I really like system. I feel like the implementation is very clean and it’s easy to understand.

It follows all of our set objectives:

1. Its backwards compatible: Because components represent such a small thing, it’s rare for them to be changed. We can easily add new components that can be slowly adopted. It really gives the user and maintainers full power. For example, they can easily make a Dashboard element that looks for With<Light, ColorTemperature>
2. It’s structured with hard-coded types, but its also extremely flexible as mentioned above.
3. Cross-language support should be pretty straight forward, we can simply generate docs or directly generate Python from the Rust source code. The JSON is easy enough were we really don’t need Python types.
4. Composable and intuitive as mentioned

Provider Support

There’s a few ways I could have taken supporting providers and extensions (IE adding Penguin nodes, Dashboard elements, etc.):

Linux Style

Build everything into a giant monorepo.

Pros:

• Faster: direct intra-process communications (probably tokio’s mpsc)
• Probably smaller total size: Instead of having 20 Rust binaries all with their own tokio, you just get one compact optimized binary.
• Simple: No interface at all, no package management system

Cons:

• Updates to 1 provider require full restarts
• Slow build times: has to compile the whole system (could be optimized with flags for providers, Rust libraries, etc.)
• Fragile: 1 provider memory leak would probably take out the whole system
• No Python Support: probably fixable by using Pyo3 or maybe having a package system for only Python versions, but that seems like a bit much
• No Containment: everything ones as one process with the same permissions. If somehow a rogue maintainer edits their provider, they can hack everyone’s Igloo

Package Style

Pros:

• Containment: providers can be run with specific permissions
• Multi-language support (probably just Rust and Python)
• Easily update providers without restarts
• Fast build times and development for both Igloo and individual providers
• Easy updates: we can easily update Igloo and if a provider requires extra work to update theirs, the whole system is backward-compatible

Cons:

• Slower: realistically not a huge concern, most of the delay is IO-bound
• Have to build package system and interface: definitely some extra work, but very doable

Final Decision

Looking at the pros and cons I think its pretty clear why I am choosing to stick with the Package style. It wins out for many reasons, but especially Python support - something that a smart home community thrives on.

Floes

After decided to stick with Package style, I wanted to figure out how to it right.
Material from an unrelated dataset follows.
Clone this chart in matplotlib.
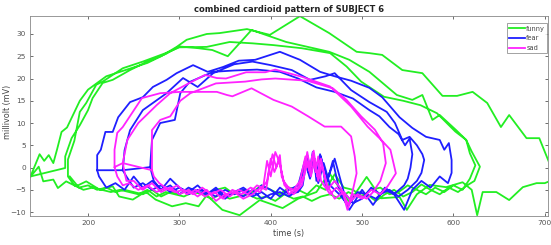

My current plan is to have a file structure like this:

igloo # main binary 
floes/
  FLOE/
   BINARY
   Floe.toml # describing file, like Cargo.toml
   ... # other files for the Floe
  ...
...

Floe.toml would describe authors, name, version, config for it as a provider, which Penguin nodes it has, what Dashboard elements it adds, etc.

Python Floes would work slightly different, instead of having a binary it would simply have a requirements.txt or pyproject.toml and Igloo would run a main python file with the packages installed.

I was playing around with the idea of compiling Floes into WASM so it works on any machine + has a ton of extra security, but not being able to have hardware access is kind of a deal breaker for me. I think the best way to go about this is having people upload a cargo project to my website and have my server compile it for Raspi + x86.

Data/State Management

The prototype for Igloo was basically ephemeral except for saving tokens in a SQLite database.

Since this version doesn’t live around a config file system, saving state is required. I was playing around with using SQLite for this, and while I do think it would work totally fine, most of my data doesn’t really need SQL queries. Furthermore, the device tree system I cam up with doesn’t really work well with SQL.

I decided that simply having everything in memory (as Rust types) and then backing up to file would simply work better. We get better performance and if we loose some entity state updates from a crash, its totally fine. I have a prototype on the GitHub.

Penguin in Bevy

As I mentioned in my last post, I had a prototype using Dioxus. While this system worked pretty good, it had a lot of problems and extra complexity. I know HTML-based Node editors exist and work well, writing it in something like Bevy gives me a ton more tools, performance, and just overall a cleaner architecture. I have a prototype on the GitHub.

Next Steps

1. Write code for the new Device Tree/interface
2. Write server code (glacier)
3. Implement basic provider Floes for testing